After praying with St. Ignatius’ Suscipe prayer of surrender about a thousand times I finally noticed I had been inattentive to one particular word: understanding.

Take, Lord, and receive all my liberty,
my memory, my understanding
and my entire will,
All I have and call my own.
You have given all to me.
To you, Lord, I return it.
Everything is yours; do with it what you will.
Give me only your love and your grace.
That is enough for me.

This is a prayer of surrender, of course. After a life of vanity and egoism, Ignatius knew that to truly be in relationship with God one had to strip away all the things that drive the ego: liberty, memory, understanding, and will. These things were not inherently bad. After all, Ignatius acknowledges them in the prayer as gifts from God. But he also knew that the gifts of free will and knowledge and intellect have a way of being used by the ego for self-interest, self-protection. As an Eight on the Enneagram, when I am in an unhealthy place, I move toward the headiness of the Five; I can use knowledge and intellect as a defence. I can become argumentative and try to prove others wrong with the knowledge or “expertise” I have. Here I’m protecting my own position or ideology at the cost of the other. This is easy to do in religious circles when one has studied theology or become an “expert” on Christian tradition. We also see this in politics all the time. I’ve taken a gift and used it for my own egoic purposes, rather than for God’s purposes. And that’s what Ignatius’ prayer points out.

The Danger of Certainty
Someone once pointed out to me that theology is all made up. It is in the sense that theology is simply humans’ attempts to understand God. It may be informed by scripture and tradition or divinely inspired, but at the end of the day it’s still finite human beings trying to make sense of something infinite and eternal. We’re always going to come up short. This is why heated (and often divisive) theological or doctrinal debates tend to go nowhere. Ignatius had his own encounters with the Inquisition as he went around discussing theological things without a theological education. God forbid! As the clerics of the Inquisition shouted to Ignatius in the new children’s book Audacious Ignatius, “Without our control, all will plunge into doubt! And you’re not a priest! You’ve got no clerical clout!” Knowledge or proclaimed certainty often divides rather than unifies.

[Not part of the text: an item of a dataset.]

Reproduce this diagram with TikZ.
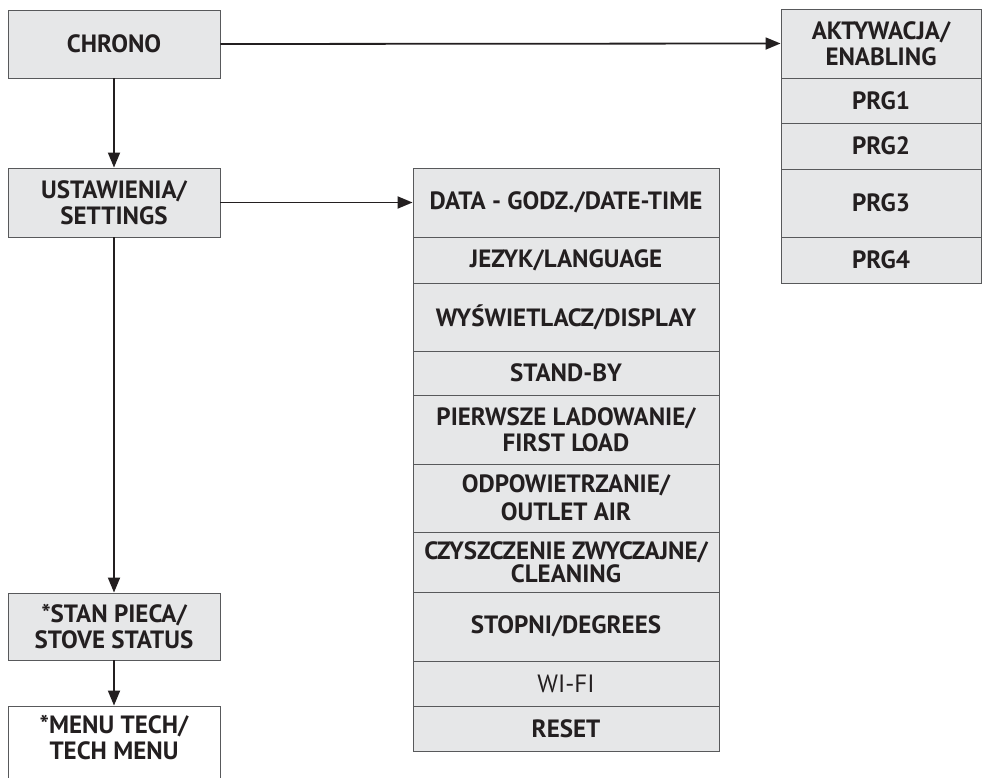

“When we presume we know fully, we can be very arrogant and goal-oriented,” says Richard Rohr. “When we know we don’t know fully, we are much more concerned about practical, loving behavior. Those who know God are humble about their knowledge of God; those who don’t really know God, often speak in platitudes and certainties (about which they are not really certain).”

Partial Knowing
The 14th century writing The Cloud of Unknowing reminds us, “Through God’s grace, our minds can explore, understand, and reflect on creation and even on God’s own works, but we can’t think our way to God.” And St Paul in his First Letter to the Corinthians says, “For we know partially and we prophesy partially, but when the perfect comes, the partial will pass away” (1 Cor 13:9-10, NAB). Partial knowing is so hard. Children naturally ask questions and want to know the why for everything. Adults, too! Knowledge can give us a sense of order and absolute truth. But Ignatius’ prayer calls us to let go of that need for perfect understanding. The only things truly needed for life is God’s love and grace. As the poet Rilke writes, “Be patient toward all that is unsolved in your heart and try to love the questions themselves…” Or as Chardin writes in his prayer “Patient Trust“, “We are impatient of being on the way to something unknown, something new.” We could go on quoting for quite a while!

Throughout our life experience, scripture reading, theological study, prayer, and conversation, we get glimpses of God. God is indeed Truth, but we cannot know fully, nor should we. We’re in a space of partial knowing. This is where growth occurs, in faith and friendship with God. In a recent episode of the FOX sci-fi dramady, The Orville, one of the female characters, Claire, goes on a date with the ship’s robot, Isaac. Beforehand, Isaac downloaded the entire personnel file of his date, including all her history, interests, likes, and dislikes. At dinner Claire finds there is no “getting to know you”; Isaac already knows everything about her. He says that this is for the sake of efficiency. Mystery gone, date over. Imagine if we came into this world knowing everything about God. It wouldn’t be much of a journey, would it?

Ignatius favours unknowing, stripping away of the false requirement to understand all, in the hope to journey more whole-heartedly into God’s love and grace. That is enough.

What knowledge do you find yourself clinging to? Does it build up the ego and create division? How can you see understanding as gift, while at the same time seeing unknowing as gift?